=== Recorded data ===

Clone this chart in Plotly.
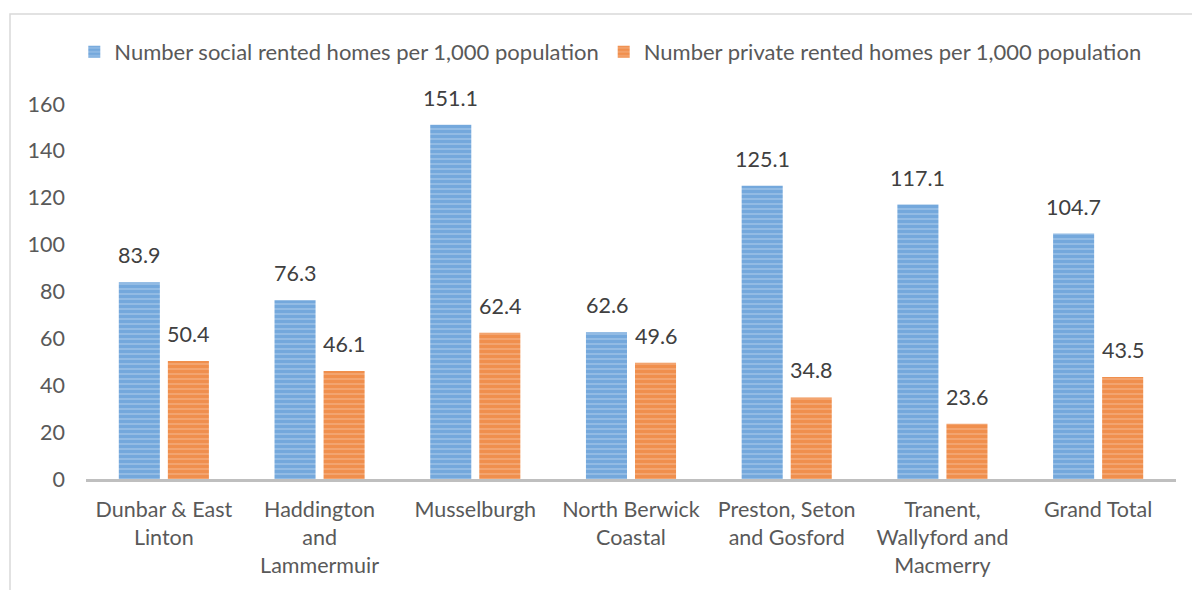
import plotly.graph_objects as go

categories = ["Dunbar & East<br>Linton", "Haddington<br>and<br>Lammermuir", "Musselburgh",
              "North Berwick<br>Coastal", "Preston, Seton<br>and Gosford",
              "Tranent,<br>Wallyford and<br>Macmerry", "Grand Total"]
social = [83.9, 76.3, 151.1, 62.6, 125.1, 117.1, 104.7]
private = [50.4, 46.1, 62.4, 49.6, 34.8, 23.6, 43.5]
series_names = ["Number social rented homes per 1,000 population",
                "Number private rented homes per 1,000 population"]
yticks = [0, 20, 40, 60, 80, 100, 120, 140, 160]

FONT = "Lato"
TXT = "#595959"
FS = 21.5
W, H = 1192, 590
ML, MR, MT, MB = 86, 16, 104, 111

fig = go.Figure()
fig.add_trace(go.Bar(
    x=categories, y=social, name=series_names[0],
    marker=dict(color="#5b9bd5", line=dict(width=0),
                pattern=dict(shape="-", bgcolor="#92bbe4", fgcolor="#5596d3",
                             size=5, solidity=0.6)),
))
fig.add_trace(go.Bar(
    x=categories, y=private, name=series_names[1],
    marker=dict(color="#ed7d31", line=dict(width=0),
                pattern=dict(shape="-", bgcolor="#f3a46f", fgcolor="#ed7a2c",
                             size=5, solidity=0.6)),
))

# data labels
for vals, shift in ((social, -24.5), (private, 24.5)):
    for c, v in zip(categories, vals):
        fig.add_annotation(x=c, y=v, text=f"{v:.1f}", showarrow=False,
                           xshift=shift, yshift=27,
                           font=dict(family=FONT, size=FS, color="#404040"))

# chart border (top and left visible)
pw = W - ML - MR
ph = H - MT - MB
fig.add_shape(type="rect", xref="paper", yref="paper",
              x0=(10 - ML) / pw, x1=(W + 20 - ML) / pw,
              y0=-(MB + 20) / ph, y1=1 + (MT - 14) / ph,
              line=dict(color="#d9d9d9", width=1.5), layer="below")

fig.update_layout(
    width=W, height=H,
    margin=dict(l=ML, r=MR, t=MT, b=MB, autoexpand=False),
    plot_bgcolor="white", paper_bgcolor="white",
    font=dict(family=FONT, size=FS, color=TXT),
    barmode="group", bargap=0.37, bargroupgap=0.163,
    showlegend=True,
    legend=dict(orientation="h", x=0.481, xanchor="center", y=1.0 + (MT - 52) / ph,
                yanchor="middle", font=dict(family=FONT, size=22.0, color=TXT),
                itemsizing="constant", traceorder="normal", itemwidth=30),
    xaxis=dict(showgrid=False, showline=True, linecolor="#bfbfbf", linewidth=3,
               ticks="", automargin=False, ticklabelstandoff=9,
               tickfont=dict(family=FONT, size=FS, color=TXT)),
    yaxis=dict(range=[0, 160], tickvals=yticks, showgrid=False, showline=False,
               zeroline=False, ticks="", ticklabelstandoff=20, automargin=False,
               tickfont=dict(family=FONT, size=FS, color=TXT)),
)

fig.write_html("out.html", config={"displayModeBar": False})

# remove the browser's default page margin so the figure sits at (0, 0)
with open("out.html", "r", encoding="utf-8") as f:
    html = f.read()
html = html.replace("<head>", "<head><style>html,body{margin:0;padding:0;overflow:hidden;}</style>", 1)
with open("out.html", "w", encoding="utf-8") as f:
    f.write(html)
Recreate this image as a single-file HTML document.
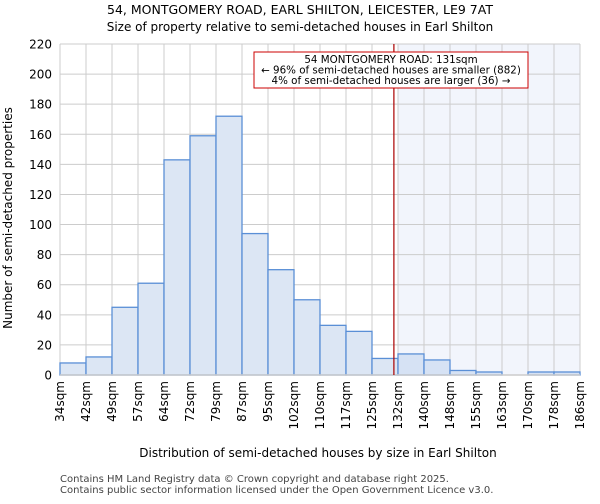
<!DOCTYPE html>
<html><head><meta charset="utf-8"><style>
body{margin:0;background:#fff;font-family:"DejaVu Sans","Liberation Sans",sans-serif;}
</style></head><body>
<svg width="600" height="500" font-family="DejaVu Sans, Liberation Sans, sans-serif">
<text x="300" y="14" text-anchor="middle" font-size="12.5">54, MONTGOMERY ROAD, EARL SHILTON, LEICESTER, LE9 7AT</text>
<text x="300" y="31" text-anchor="middle" font-size="12">Size of property relative to semi-detached houses in Earl Shilton</text>
<g id="plot"></g>
<text x="318" y="457" text-anchor="middle" font-size="12">Distribution of semi-detached houses by size in Earl Shilton</text>
<text transform="translate(12,218) rotate(-90)" text-anchor="middle" font-size="12">Number of semi-detached properties</text>
<text x="60" y="482" font-size="10" fill="#444">Contains HM Land Registry data © Crown copyright and database right 2025.</text>
<text x="60" y="493" font-size="10" fill="#444">Contains public sector information licensed under the Open Government Licence v3.0.</text>
</svg>
<script>
const categories=["34sqm","42sqm","49sqm","57sqm","64sqm","72sqm","79sqm","87sqm","95sqm","102sqm","110sqm","117sqm","125sqm","132sqm","140sqm","148sqm","155sqm","163sqm","170sqm","178sqm","186sqm"];
const counts=[8,12,45,61,143,159,172,94,70,50,33,29,11,14,10,3,2,0,2,2];
const yTicks=[0,20,40,60,80,100,120,140,160,180,200,220];
const markerValue=131;
const edgeValues=[34,41.6,49.2,56.8,64.4,72,79.6,87.2,94.8,102.4,110,117.6,124.6,132.2,140.4,148,155.6,163.2,170.8,178.4,186];
const NS="http://www.w3.org/2000/svg";
const g=document.getElementById('plot');
const L=60,R=580,T=44,B=375;
const bw=(R-L)/counts.length;
const x=i=>L+i*bw;
const y=v=>B-(v/220)*(B-T);
function xv(v){for(let i=0;i<edgeValues.length-1;i++){if(v<=edgeValues[i+1])return x(i)+(v-edgeValues[i])/(edgeValues[i+1]-edgeValues[i])*bw;}return R;}
function mk(t,a){const e=document.createElementNS(NS,t);for(const k in a)e.setAttribute(k,a[k]);g.appendChild(e);return e;}
let bg=mk('rect',{x:L,y:T,width:R-L,height:B-T,fill:'#fff'});


const mx=xv(markerValue);
let sh=mk('rect',{x:x(13),y:T,width:R-x(13),height:B-T,fill:'#f2f5fc'});


yTicks.forEach(t=>{
 let l=mk('line',{x1:L,x2:R,y1:y(t),y2:y(t),stroke:'#cccccc','stroke-width':1});
 
 
 let tx=mk('text',{x:L-8,y:y(t)+4.5,'text-anchor':'end','font-size':12});
 tx.textContent=t;
 
 
});
categories.forEach((c,i)=>{
 let l=mk('line',{x1:x(i),x2:x(i),y1:T,y2:B,stroke:'#cccccc','stroke-width':1});
 
 
 let tx=mk('text',{transform:`translate(${x(i)+4},${B+6}) rotate(-90)`,'text-anchor':'end','font-size':12});
 tx.textContent=c;
 
 
});
counts.forEach((v,i)=>{
 let r=mk('rect',{x:x(i),y:y(v),width:bw,height:B-y(v),fill:i>=13?'#d6e2f4':'#dce6f4',stroke:'#5a8fd6','stroke-width':1.3});
 
 
});
let ax=mk('line',{x1:L,x2:R,y1:B,y2:B,stroke:'#cccccc','stroke-width':1.5});


let ml=mk('line',{x1:mx,x2:mx,y1:T,y2:B,stroke:'#aa0000','stroke-width':1.2});


let box=mk('rect',{x:254,y:52,width:274,height:36,fill:'#fff',stroke:'#cc0000','stroke-width':1});


["54 MONTGOMERY ROAD: 131sqm","← 96% of semi-detached houses are smaller (882)","4% of semi-detached houses are larger (36) →"].forEach((s,i)=>{
 let t=mk('text',{x:391,y:63+i*10.5,'text-anchor':'middle','font-size':10.3});
 t.textContent=s;
 
 
});
</script>
</body></html>
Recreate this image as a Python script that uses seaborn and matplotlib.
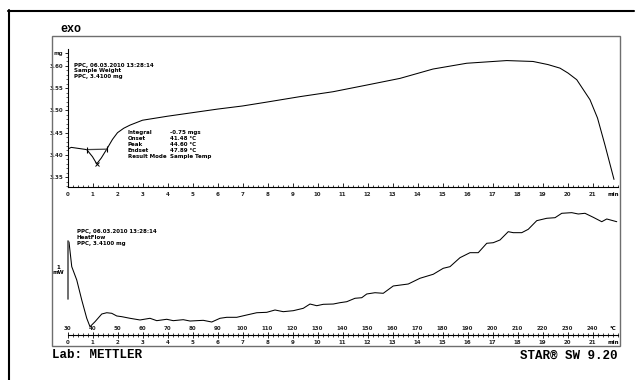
import matplotlib
matplotlib.use("Agg")
import matplotlib.pyplot as plt
from matplotlib.lines import Line2D
from matplotlib.patches import Rectangle
from matplotlib.ticker import MultipleLocator, FixedLocator, FixedFormatter
import seaborn as sns

# ---- TGA: sample weight (mg) against time (min) ----
tga_time = [0.00, 0.15, 0.40, 0.77, 1.00, 1.17, 1.35, 1.57, 1.80, 2.00, 2.25,
            2.50, 3.00, 4.00, 5.00, 6.00, 7.00, 8.00, 9.30, 10.62, 11.97,
            13.30, 14.62, 15.97, 17.30, 17.57, 18.62, 19.22, 19.70, 20.02,
            20.37, 20.90, 21.20, 21.50, 21.86]
tga_weight = [3.413, 3.417, 3.415, 3.412, 3.396, 3.380, 3.393, 3.413, 3.435,
              3.450, 3.460, 3.467, 3.478, 3.487, 3.495, 3.503, 3.510, 3.519,
              3.531, 3.542, 3.557, 3.572, 3.593, 3.606, 3.611, 3.612, 3.610,
              3.603, 3.595, 3.584, 3.569, 3.524, 3.483, 3.422, 3.345]

# ---- DSC: heat flow (mW, relative) against time (min) ----
dsc_time = [0.00, 0.06, 0.17, 0.37, 0.57, 0.77, 0.90, 1.10, 1.37, 1.57, 1.77,
            1.97, 2.17, 2.50, 2.90, 3.30, 3.57, 3.97, 4.23, 4.63, 4.90, 5.43,
            5.77, 6.10, 6.37, 6.77, 7.17, 7.57, 7.97, 8.30, 8.63, 9.03, 9.43,
            9.70, 9.97, 10.23, 10.63, 10.90, 11.17, 11.50, 11.77, 11.97, 12.30,
            12.63, 13.03, 13.63, 14.10, 14.63, 15.03, 15.30, 15.70, 16.10,
            16.43, 16.77, 17.03, 17.30, 17.63, 17.83, 18.17, 18.43, 18.77,
            19.17, 19.50, 19.77, 20.17, 20.43, 20.70, 21.03, 21.37, 21.57,
            21.97]
dsc_heatflow = [1.621, 1.603, 1.178, 0.948, 0.603, 0.288, 0.143, 0.229, 0.362,
                0.384, 0.374, 0.328, 0.316, 0.288, 0.259, 0.288, 0.247, 0.271,
                0.247, 0.264, 0.241, 0.253, 0.224, 0.288, 0.305, 0.305, 0.345,
                0.384, 0.391, 0.431, 0.402, 0.419, 0.460, 0.534, 0.505, 0.529,
                0.534, 0.557, 0.574, 0.633, 0.643, 0.707, 0.729, 0.719, 0.845,
                0.879, 0.978, 1.047, 1.150, 1.178, 1.333, 1.419, 1.419, 1.581,
                1.591, 1.638, 1.781, 1.764, 1.764, 1.822, 1.971, 2.012, 2.022,
                2.098, 2.109, 2.086, 2.098, 2.029, 1.953, 2.000, 1.953]

minute_ticks = list(range(0, 22))
temp_ticks = list(range(30, 250, 10))
weight_ticks = [3.35, 3.40, 3.45, 3.50, 3.55, 3.60]
unit_tick = 3.629

# evaluation of the weight step
step_time = [0.77, 1.57]
step_weight = [3.412, 3.413]
peak_time, peak_weight = 1.17, 3.380
eval_names = ["Integral", "Onset", "Peak", "Endset", "Result Mode"]
eval_values = ["-0.75 mgs", "41.48 \u00b0C", "44.60 \u00b0C", "47.89 \u00b0C",
               "Sample Temp"]

header_tga = ["PPC, 06.03.2010 13:28:14", "Sample Weight", "PPC, 3.4100 mg"]
header_dsc = ["PPC, 06.03.2010 13:28:14", "HeatFlow", "PPC, 3.4100 mg"]

sns.set_style("white")
plt.rcParams["font.family"] = ["DejaVu Sans"]

W, H = 635, 380
fig = plt.figure(figsize=(W / 100, H / 100), dpi=100)
fig.patch.set_facecolor("white")


def fx(px):
    return px / W


def fy(py):
    return 1 - py / H


small = dict(fontsize=4, fontweight="bold", color="black")
mono = dict(family=["Liberation Mono", "DejaVu Sans Mono"], fontweight="bold",
            color="black")

# outer sheet frame
fig.add_artist(Line2D([fx(8), fx(634)], [fy(10.5), fy(10.5)], color="black", lw=1.5))
fig.add_artist(Line2D([fx(8.5), fx(8.5)], [fy(10), fy(381)], color="black", lw=1.5))
# plot frame
fig.add_artist(Rectangle((fx(52), fy(346)), fx(620) - fx(52), fy(36) - fy(346),
                         fill=False, edgecolor="#6e6e6e", lw=1.0))

x_left, x_right = 67.5, 617.5
ax_t = fig.add_axes([fx(x_left), fy(187), fx(x_right) - fx(x_left), fy(49) - fy(187)])
ax_d = fig.add_axes([fx(x_left), fy(335), fx(x_right) - fx(x_left), fy(205) - fy(335)])
for ax in (ax_t, ax_d):
    ax.patch.set_alpha(0)
    ax.set_xlim(0, 22)
    ax.set_xlabel("")
    ax.set_ylabel("")

# ---- upper panel: weight ----
sns.lineplot(x=tga_time, y=tga_weight, ax=ax_t, color="black", lw=0.75,
             estimator=None, sort=False)
ax_t.plot(step_time, step_weight, color="#444444", lw=0.9)
ax_t.plot(step_time, step_weight, ls="none", marker="|", ms=5, mew=0.8, color="black")
ax_t.plot([peak_time], [peak_weight], ls="none", marker="x", ms=2.5, mew=0.7, color="black")
ax_t.set_ylim(3.328, 3.638)
for s in ("top", "right"):
    ax_t.spines[s].set_visible(False)
for s in ("left", "bottom"):
    ax_t.spines[s].set_color("black")
    ax_t.spines[s].set_linewidth(0.8)
ax_t.xaxis.set_major_locator(FixedLocator(minute_ticks))
ax_t.xaxis.set_major_formatter(FixedFormatter([str(m) for m in minute_ticks]))
ax_t.xaxis.set_minor_locator(MultipleLocator(0.2))
ax_t.yaxis.set_major_locator(FixedLocator(weight_ticks + [unit_tick]))
ax_t.yaxis.set_major_formatter(FixedFormatter([f"{w:.2f}" for w in weight_ticks] + ["mg"]))
ax_t.yaxis.set_minor_locator(MultipleLocator(0.01))
ax_t.tick_params(axis="x", which="major", direction="in", length=3, width=0.7, pad=3.6,
                 labelsize=4, bottom=True)
ax_t.tick_params(axis="x", which="minor", direction="in", length=1.8, width=0.6, bottom=True)
ax_t.tick_params(axis="y", which="major", direction="out", length=2, width=0.7, pad=0.8,
                 labelsize=4, left=True)
ax_t.tick_params(axis="y", which="minor", direction="out", length=1.2, width=0.5, left=True)
for lab in ax_t.get_xticklabels() + ax_t.get_yticklabels():
    lab.set_fontweight("bold")
ax_t.annotate("min", xy=(21.82, 0), xycoords=("data", "axes fraction"),
              xytext=(0, -8), textcoords="offset pixels", ha="center", va="center", **small)

for i, line in enumerate(header_tga):
    fig.text(fx(74), fy(65 + 5.6 * i), line, ha="left", va="center", **small)
for i, (n, v) in enumerate(zip(eval_names, eval_values)):
    fig.text(fx(128), fy(132.7 + 6 * i), n, ha="left", va="center", **small)
    fig.text(fx(170), fy(132.7 + 6 * i), v, ha="left", va="center", **small)

# ---- lower panel: heat flow ----
sns.lineplot(x=dsc_time, y=dsc_heatflow, ax=ax_d, color="black", lw=0.75,
             estimator=None, sort=False)
ax_d.set_ylim(0, 2.241)
for s in ("top", "right", "left"):
    ax_d.spines[s].set_visible(False)
ax_d.spines["bottom"].set_color("black")
ax_d.spines["bottom"].set_linewidth(0.8)
ax_d.set_yticks([])
ax_d.xaxis.set_major_locator(FixedLocator(minute_ticks))
ax_d.xaxis.set_major_formatter(FixedFormatter([str(m) for m in minute_ticks]))
ax_d.xaxis.set_minor_locator(MultipleLocator(0.2))
ax_d.tick_params(axis="x", which="major", direction="inout", length=5, width=0.7, pad=1.4,
                 labelsize=4, bottom=True)
ax_d.tick_params(axis="x", which="minor", direction="inout", length=3, width=0.6, bottom=True)
for lab in ax_d.get_xticklabels():
    lab.set_fontweight("bold")

# temperature scale (10 K/min from 30 °C)
sec = ax_d.secondary_xaxis(0.0, functions=(lambda t: 30 + 10 * t, lambda T: (T - 30) / 10))
sec.set_alignment("top")
for s in sec.spines.values():
    s.set_visible(False)
sec.xaxis.set_major_locator(FixedLocator(temp_ticks))
sec.xaxis.set_major_formatter(FixedFormatter([str(T) for T in temp_ticks]))
sec.tick_params(axis="x", which="both", length=0, pad=2.8, labelsize=4)
for lab in sec.get_xticklabels():
    lab.set_fontweight("bold")

ax_d.annotate("\u00b0C", xy=(21.82, 0), xycoords=("data", "axes fraction"),
              xytext=(0, 6), textcoords="offset pixels", ha="center", va="center", **small)
ax_d.annotate("min", xy=(21.82, 0), xycoords=("data", "axes fraction"),
              xytext=(0, -7), textcoords="offset pixels", ha="center", va="center", **small)

# 1 mW scale bar
bar_low, bar_high = 0.621, 1.621
ax_d.plot([0, 0], [bar_low, bar_high], color="#555555", lw=1.2, clip_on=False)
ax_d.annotate("1\nmW", xy=(0, (bar_low + bar_high) / 2), xycoords="data",
              xytext=(-9, 0), textcoords="offset pixels", ha="center", va="center",
              linespacing=1.0, **small)

for i, line in enumerate(header_dsc):
    fig.text(fx(76.7), fy(232 + 6 * i), line, ha="left", va="center", **small)

# sheet labels
fig.text(fx(60), fy(29.5), "exo", ha="left", va="center", fontsize=8.5, **mono)
fig.text(fx(52), fy(354.5), "Lab: METTLER", ha="left", va="center", fontsize=9, **mono)
fig.text(fx(617), fy(355.5), "STAR\u00ae SW 9.20", ha="right", va="center", fontsize=9, **mono)

fig.savefig("out.png", dpi=100, facecolor="white")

===

Show the lines of the records that include the string "matplotlib".

Recreate this image as a Python script that uses seaborn and matplotlib.
import matplotlib
matplotlib.use("Agg")
import matplotlib.pyplot as plt
from matplotlib.lines import Line2D
from matplotlib.patches import Rectangle
from matplotlib.ticker import MultipleLocator, FixedLocator, FixedFormatter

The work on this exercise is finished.